* STATED PROBLEM:
The required output is the block of lines from the line with "Generate a component" to the line with "const fmt = (v: number)", endpoints included and pictures omitted.

* LISTING:
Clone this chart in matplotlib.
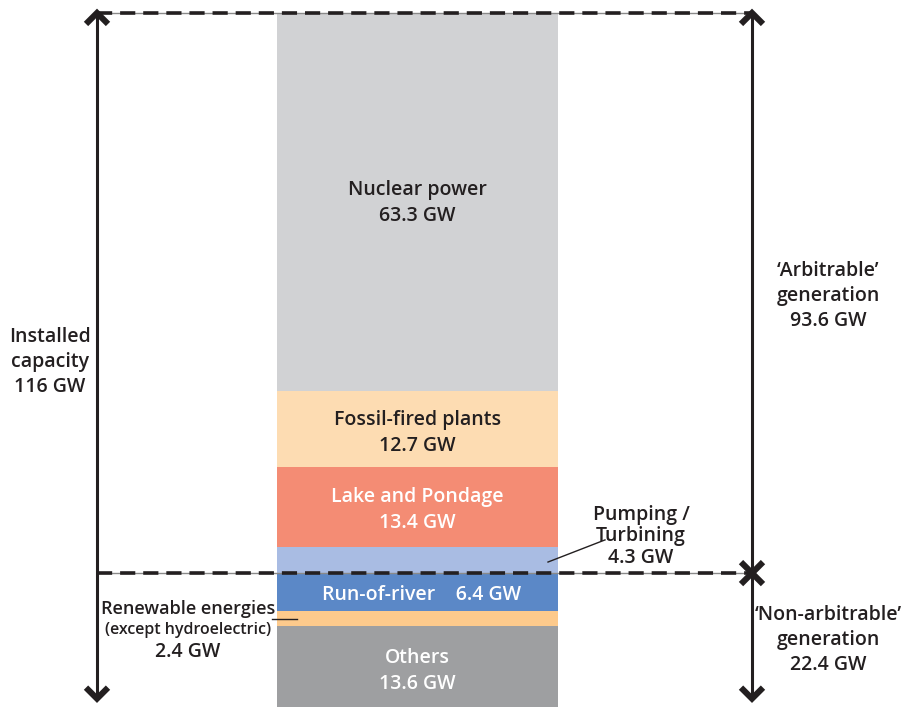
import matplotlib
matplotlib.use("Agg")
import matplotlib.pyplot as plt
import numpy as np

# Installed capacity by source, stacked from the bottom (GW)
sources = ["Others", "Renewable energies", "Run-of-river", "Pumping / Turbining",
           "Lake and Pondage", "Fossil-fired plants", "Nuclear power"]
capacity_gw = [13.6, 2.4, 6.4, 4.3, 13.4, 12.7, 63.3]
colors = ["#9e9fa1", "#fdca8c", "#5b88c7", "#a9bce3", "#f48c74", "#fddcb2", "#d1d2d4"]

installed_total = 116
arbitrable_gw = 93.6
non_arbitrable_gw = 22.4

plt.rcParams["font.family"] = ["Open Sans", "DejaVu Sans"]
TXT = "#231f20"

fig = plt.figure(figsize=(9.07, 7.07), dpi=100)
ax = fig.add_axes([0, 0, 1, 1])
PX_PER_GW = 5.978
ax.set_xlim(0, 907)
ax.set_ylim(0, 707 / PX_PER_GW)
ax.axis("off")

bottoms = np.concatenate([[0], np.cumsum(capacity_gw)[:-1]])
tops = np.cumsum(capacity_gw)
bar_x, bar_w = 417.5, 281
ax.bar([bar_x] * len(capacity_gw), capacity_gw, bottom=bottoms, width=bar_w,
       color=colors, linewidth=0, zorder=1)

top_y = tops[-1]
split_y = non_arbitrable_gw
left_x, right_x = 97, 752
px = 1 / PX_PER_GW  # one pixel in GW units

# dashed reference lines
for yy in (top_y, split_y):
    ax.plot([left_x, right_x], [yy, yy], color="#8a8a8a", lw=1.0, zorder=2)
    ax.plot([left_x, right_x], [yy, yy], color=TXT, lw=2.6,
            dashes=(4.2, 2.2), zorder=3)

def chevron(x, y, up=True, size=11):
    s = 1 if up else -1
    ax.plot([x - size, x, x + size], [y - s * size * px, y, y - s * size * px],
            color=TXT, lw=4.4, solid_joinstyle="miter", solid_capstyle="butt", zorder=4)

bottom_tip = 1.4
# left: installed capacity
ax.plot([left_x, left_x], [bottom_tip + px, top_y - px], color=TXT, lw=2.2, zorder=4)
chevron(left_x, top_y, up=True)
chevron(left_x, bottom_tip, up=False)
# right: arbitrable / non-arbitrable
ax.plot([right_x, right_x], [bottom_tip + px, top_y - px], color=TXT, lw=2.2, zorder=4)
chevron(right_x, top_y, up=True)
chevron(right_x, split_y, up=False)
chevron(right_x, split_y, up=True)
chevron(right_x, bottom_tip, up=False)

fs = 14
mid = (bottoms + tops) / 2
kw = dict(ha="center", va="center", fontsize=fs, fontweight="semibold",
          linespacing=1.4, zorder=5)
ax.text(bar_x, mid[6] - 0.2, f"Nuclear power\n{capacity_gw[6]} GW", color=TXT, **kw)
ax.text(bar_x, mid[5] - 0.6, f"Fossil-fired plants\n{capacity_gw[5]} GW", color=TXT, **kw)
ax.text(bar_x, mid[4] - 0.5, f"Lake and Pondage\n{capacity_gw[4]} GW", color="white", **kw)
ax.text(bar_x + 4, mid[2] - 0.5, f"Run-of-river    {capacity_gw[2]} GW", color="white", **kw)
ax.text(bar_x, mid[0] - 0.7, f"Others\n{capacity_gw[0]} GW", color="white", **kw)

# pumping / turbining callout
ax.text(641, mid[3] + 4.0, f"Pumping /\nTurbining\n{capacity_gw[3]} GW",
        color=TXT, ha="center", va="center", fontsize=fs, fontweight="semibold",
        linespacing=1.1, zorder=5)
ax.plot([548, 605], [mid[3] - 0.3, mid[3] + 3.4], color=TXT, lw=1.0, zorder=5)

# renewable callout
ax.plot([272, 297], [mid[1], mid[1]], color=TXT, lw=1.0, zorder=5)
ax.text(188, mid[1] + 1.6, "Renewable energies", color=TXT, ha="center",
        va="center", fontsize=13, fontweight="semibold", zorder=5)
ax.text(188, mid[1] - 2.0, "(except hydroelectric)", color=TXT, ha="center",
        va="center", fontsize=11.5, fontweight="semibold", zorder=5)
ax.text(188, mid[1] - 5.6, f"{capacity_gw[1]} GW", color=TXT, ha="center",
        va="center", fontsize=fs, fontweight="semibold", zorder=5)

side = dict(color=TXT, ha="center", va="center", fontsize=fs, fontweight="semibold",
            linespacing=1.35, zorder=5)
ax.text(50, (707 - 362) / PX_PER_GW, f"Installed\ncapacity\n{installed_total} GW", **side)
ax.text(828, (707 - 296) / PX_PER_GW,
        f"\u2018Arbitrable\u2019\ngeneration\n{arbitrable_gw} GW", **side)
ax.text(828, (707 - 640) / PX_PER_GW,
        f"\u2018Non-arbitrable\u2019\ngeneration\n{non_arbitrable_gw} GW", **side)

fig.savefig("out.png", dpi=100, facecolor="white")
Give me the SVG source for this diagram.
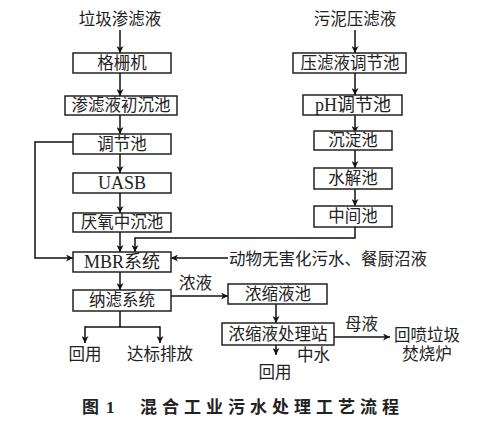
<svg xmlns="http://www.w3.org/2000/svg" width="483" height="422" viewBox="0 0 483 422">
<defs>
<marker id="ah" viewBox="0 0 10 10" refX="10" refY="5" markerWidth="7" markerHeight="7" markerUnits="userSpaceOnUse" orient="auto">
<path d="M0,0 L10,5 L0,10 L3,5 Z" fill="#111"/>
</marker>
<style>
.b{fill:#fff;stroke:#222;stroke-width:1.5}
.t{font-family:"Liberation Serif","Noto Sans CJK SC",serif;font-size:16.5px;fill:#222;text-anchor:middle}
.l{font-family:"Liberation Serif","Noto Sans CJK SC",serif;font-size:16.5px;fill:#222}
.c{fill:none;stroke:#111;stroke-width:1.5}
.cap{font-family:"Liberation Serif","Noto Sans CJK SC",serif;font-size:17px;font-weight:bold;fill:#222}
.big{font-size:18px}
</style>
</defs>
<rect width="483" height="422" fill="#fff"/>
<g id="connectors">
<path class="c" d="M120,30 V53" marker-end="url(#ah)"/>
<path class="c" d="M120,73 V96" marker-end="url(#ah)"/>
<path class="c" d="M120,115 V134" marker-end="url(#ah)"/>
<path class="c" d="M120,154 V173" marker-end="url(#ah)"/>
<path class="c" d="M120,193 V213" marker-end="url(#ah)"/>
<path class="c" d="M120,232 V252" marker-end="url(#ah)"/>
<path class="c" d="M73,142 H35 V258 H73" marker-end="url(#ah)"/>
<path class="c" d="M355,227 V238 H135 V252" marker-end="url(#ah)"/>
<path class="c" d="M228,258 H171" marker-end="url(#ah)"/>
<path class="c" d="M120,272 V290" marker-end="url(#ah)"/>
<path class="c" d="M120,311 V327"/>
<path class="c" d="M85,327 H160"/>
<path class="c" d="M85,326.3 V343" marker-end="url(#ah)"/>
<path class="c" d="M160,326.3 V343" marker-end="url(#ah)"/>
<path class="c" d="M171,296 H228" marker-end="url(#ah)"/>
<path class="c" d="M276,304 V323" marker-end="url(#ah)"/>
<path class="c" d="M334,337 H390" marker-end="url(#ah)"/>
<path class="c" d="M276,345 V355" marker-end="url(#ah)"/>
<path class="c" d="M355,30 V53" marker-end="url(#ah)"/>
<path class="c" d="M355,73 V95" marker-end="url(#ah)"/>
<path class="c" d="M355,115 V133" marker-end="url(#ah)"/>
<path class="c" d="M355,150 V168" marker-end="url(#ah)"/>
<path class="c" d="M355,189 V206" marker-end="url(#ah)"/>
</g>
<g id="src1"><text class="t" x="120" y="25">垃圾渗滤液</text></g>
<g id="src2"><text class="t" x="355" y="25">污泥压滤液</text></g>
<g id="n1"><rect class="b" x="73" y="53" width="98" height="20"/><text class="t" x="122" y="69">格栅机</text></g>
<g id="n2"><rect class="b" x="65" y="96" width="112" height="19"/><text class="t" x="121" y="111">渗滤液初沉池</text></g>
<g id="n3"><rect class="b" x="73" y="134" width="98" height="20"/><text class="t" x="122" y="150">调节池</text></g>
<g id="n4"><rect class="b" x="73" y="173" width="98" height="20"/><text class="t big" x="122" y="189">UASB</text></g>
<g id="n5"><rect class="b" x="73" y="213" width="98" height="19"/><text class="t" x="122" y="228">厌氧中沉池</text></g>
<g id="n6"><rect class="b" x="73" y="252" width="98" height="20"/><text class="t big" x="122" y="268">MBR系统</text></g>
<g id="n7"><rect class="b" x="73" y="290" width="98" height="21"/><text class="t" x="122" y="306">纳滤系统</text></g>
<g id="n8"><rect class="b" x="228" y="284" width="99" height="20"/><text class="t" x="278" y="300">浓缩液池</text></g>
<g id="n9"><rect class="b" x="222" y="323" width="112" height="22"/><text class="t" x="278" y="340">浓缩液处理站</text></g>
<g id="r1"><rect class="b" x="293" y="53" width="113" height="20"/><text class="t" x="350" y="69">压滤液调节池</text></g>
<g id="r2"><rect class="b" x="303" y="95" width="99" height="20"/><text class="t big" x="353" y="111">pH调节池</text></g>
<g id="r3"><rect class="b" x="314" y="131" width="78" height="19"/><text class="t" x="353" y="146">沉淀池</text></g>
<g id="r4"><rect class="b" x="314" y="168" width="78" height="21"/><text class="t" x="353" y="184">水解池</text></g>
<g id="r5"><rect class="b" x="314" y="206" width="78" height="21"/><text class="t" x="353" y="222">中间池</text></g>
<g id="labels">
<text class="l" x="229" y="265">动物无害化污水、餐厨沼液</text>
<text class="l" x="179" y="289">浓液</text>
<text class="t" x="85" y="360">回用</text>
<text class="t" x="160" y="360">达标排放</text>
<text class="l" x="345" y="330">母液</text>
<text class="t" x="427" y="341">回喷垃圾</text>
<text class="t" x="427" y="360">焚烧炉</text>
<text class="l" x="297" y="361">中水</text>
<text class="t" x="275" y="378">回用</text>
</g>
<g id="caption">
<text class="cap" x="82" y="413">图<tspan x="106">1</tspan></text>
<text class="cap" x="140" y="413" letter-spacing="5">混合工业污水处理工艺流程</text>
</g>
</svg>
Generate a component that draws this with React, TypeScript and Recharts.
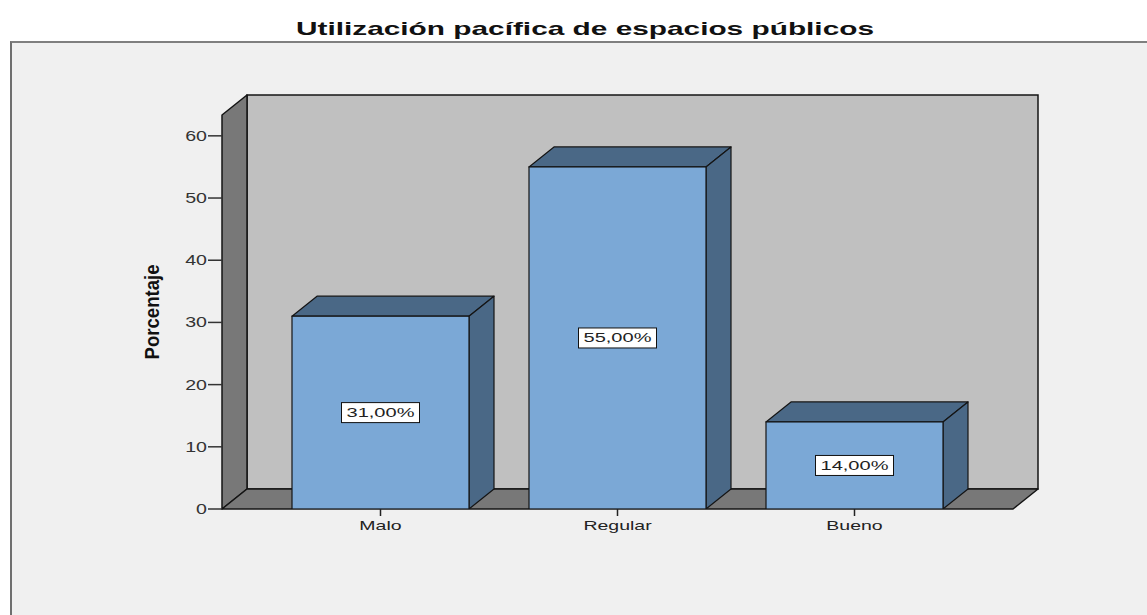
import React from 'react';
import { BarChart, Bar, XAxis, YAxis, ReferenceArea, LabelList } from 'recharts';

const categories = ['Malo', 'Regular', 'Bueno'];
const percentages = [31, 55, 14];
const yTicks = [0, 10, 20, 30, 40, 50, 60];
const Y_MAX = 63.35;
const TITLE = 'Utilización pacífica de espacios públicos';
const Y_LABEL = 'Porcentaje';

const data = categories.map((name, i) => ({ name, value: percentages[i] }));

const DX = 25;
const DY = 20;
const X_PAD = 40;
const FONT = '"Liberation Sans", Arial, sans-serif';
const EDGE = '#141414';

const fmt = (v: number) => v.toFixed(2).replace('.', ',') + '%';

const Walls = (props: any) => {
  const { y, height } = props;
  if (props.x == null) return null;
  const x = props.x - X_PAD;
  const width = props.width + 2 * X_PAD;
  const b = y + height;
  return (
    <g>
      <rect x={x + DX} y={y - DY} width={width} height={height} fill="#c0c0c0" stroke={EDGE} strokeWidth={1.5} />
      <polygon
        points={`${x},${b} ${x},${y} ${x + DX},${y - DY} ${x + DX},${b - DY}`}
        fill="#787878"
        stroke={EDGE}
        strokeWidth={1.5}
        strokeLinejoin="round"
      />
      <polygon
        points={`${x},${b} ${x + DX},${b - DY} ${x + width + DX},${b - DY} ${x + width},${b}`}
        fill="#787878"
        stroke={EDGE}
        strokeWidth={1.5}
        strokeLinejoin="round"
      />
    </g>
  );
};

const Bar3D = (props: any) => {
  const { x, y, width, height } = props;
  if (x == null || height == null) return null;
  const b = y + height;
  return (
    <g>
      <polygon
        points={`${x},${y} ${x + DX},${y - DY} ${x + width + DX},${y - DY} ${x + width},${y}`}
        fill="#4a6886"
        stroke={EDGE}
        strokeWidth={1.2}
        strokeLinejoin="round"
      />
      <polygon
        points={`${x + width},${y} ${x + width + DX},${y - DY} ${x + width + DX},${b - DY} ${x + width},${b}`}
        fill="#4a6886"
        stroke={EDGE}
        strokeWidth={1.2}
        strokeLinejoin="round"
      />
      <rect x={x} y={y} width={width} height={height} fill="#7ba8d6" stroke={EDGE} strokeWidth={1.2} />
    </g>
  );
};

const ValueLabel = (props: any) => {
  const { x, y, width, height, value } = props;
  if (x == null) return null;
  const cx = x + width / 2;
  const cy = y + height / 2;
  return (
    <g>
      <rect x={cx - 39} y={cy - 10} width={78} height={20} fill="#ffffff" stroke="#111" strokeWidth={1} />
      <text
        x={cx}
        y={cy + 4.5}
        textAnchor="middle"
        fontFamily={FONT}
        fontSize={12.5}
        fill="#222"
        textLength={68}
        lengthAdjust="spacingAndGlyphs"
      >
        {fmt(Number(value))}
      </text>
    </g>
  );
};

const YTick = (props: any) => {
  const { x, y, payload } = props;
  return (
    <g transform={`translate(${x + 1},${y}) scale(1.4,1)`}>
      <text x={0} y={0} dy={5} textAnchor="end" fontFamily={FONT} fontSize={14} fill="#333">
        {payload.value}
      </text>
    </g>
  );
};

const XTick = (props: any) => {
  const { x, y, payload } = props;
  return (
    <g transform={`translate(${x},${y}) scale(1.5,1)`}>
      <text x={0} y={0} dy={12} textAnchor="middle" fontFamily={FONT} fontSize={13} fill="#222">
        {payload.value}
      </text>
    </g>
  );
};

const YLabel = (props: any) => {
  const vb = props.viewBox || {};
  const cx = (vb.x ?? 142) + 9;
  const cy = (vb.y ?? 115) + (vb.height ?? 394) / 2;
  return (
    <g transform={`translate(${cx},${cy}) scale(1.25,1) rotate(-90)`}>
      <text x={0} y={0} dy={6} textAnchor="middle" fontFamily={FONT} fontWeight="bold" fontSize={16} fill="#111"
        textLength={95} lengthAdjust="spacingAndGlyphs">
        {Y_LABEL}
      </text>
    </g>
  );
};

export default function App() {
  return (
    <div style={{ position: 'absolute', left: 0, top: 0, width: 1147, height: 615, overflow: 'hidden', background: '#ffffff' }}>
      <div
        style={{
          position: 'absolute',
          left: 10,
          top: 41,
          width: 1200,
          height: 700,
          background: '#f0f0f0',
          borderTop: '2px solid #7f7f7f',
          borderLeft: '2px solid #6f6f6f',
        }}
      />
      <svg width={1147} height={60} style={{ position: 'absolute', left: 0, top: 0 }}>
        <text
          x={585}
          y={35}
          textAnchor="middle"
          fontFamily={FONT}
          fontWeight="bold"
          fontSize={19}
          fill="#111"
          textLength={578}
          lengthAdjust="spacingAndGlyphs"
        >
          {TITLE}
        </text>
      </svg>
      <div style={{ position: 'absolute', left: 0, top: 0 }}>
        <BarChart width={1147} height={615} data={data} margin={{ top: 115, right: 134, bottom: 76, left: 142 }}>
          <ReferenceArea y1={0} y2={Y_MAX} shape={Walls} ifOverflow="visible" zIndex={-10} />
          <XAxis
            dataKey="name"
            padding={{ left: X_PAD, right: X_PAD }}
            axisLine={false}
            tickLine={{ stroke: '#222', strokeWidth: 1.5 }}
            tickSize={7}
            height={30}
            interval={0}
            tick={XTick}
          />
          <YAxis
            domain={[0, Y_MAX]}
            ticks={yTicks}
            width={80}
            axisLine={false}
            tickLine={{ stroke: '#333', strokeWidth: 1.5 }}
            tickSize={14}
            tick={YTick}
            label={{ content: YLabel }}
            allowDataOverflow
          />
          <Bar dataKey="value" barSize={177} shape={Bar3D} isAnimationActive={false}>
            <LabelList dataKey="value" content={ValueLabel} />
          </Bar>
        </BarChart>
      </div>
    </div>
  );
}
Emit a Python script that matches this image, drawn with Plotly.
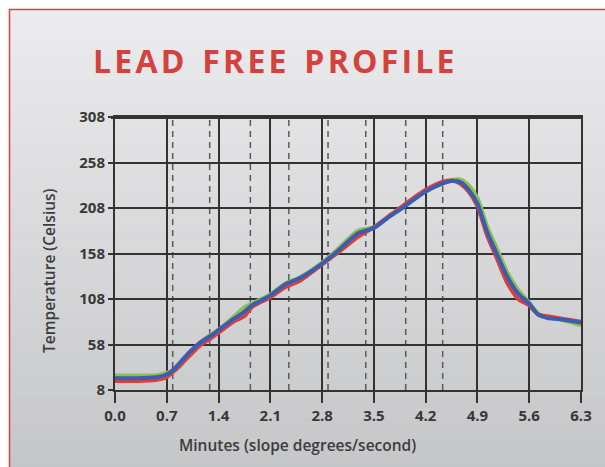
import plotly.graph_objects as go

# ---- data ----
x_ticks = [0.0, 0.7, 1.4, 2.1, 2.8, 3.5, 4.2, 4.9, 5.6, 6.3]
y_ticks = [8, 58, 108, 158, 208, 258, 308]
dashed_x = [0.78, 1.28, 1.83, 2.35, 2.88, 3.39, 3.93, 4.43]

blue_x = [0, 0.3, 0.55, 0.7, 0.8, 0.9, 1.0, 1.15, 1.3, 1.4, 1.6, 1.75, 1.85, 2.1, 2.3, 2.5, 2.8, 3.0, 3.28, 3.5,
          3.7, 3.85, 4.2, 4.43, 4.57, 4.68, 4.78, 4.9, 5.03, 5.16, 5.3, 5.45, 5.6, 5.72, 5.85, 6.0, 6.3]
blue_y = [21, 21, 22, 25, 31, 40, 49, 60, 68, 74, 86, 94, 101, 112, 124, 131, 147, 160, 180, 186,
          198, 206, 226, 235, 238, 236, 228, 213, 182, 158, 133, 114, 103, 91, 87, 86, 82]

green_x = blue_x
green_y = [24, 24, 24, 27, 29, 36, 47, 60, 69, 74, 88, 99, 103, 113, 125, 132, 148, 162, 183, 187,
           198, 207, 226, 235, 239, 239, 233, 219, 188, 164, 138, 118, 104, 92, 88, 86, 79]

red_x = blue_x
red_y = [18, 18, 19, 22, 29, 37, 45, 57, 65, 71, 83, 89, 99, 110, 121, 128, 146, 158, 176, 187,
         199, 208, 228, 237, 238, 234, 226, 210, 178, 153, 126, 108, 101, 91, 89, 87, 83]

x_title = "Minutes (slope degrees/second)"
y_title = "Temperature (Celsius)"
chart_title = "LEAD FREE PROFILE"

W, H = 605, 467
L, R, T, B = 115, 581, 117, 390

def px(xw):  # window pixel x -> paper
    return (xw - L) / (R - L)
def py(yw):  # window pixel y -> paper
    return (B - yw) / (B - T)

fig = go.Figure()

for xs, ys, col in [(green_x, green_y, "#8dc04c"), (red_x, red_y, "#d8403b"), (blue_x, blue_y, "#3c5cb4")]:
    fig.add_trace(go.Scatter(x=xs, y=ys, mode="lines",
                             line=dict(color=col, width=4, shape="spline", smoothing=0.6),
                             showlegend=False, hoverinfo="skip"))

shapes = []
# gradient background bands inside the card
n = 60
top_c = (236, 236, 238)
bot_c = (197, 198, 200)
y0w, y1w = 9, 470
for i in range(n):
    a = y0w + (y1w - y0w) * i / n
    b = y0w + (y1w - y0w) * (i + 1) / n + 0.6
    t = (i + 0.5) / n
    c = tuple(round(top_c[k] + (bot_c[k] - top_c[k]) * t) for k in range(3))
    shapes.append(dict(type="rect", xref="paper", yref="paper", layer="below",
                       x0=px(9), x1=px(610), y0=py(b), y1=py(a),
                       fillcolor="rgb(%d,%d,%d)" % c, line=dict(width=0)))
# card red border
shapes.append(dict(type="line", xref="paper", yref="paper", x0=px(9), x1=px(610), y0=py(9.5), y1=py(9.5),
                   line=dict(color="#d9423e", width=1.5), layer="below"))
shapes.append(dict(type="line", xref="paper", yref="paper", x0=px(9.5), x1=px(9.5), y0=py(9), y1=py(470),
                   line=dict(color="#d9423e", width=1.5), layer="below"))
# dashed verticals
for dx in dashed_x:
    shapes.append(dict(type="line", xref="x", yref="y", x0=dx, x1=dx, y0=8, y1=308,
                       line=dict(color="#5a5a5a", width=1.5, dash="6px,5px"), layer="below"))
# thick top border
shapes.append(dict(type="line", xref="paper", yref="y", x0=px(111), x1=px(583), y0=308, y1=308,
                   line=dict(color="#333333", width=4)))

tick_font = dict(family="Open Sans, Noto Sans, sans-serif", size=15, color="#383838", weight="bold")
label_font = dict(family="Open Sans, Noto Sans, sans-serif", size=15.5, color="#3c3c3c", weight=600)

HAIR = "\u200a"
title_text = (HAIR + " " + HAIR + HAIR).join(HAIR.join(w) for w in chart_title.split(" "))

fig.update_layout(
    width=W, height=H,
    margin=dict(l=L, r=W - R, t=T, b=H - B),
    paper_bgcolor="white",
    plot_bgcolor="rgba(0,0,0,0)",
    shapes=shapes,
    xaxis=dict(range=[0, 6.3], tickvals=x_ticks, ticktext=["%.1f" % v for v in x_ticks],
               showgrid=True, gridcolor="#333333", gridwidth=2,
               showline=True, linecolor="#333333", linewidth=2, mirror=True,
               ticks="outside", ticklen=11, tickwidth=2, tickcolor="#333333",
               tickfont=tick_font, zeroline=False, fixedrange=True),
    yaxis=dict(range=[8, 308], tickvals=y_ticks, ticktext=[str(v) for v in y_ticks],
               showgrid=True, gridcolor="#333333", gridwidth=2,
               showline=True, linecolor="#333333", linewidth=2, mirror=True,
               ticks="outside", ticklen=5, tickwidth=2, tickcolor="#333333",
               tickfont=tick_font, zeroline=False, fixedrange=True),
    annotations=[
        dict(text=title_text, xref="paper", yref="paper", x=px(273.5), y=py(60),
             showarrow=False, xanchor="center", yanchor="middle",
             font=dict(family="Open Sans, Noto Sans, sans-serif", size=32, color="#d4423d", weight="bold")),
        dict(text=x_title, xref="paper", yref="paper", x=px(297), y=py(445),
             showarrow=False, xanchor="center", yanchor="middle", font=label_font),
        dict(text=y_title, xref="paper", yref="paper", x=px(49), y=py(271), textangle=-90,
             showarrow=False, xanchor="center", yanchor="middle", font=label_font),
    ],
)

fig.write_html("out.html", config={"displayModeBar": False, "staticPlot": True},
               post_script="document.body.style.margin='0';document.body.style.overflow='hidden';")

* OUTPUT OF THE TASK:
Generate a component that draws this with React, TypeScript and Recharts.
import React from 'react';
import { BarChart, Bar, XAxis, YAxis, ReferenceArea, LabelList } from 'recharts';

const categories = ['Malo', 'Regular', 'Bueno'];
const percentages = [31, 55, 14];
const yTicks = [0, 10, 20, 30, 40, 50, 60];
const Y_MAX = 63.35;
const TITLE = 'Utilización pacífica de espacios públicos';
const Y_LABEL = 'Porcentaje';

const data = categories.map((name, i) => ({ name, value: percentages[i] }));

const DX = 25;
const DY = 20;
const X_PAD = 40;
const FONT = '"Liberation Sans", Arial, sans-serif';
const EDGE = '#141414';

const fmt = (v: number) => v.toFixed(2).replace('.', ',') + '%';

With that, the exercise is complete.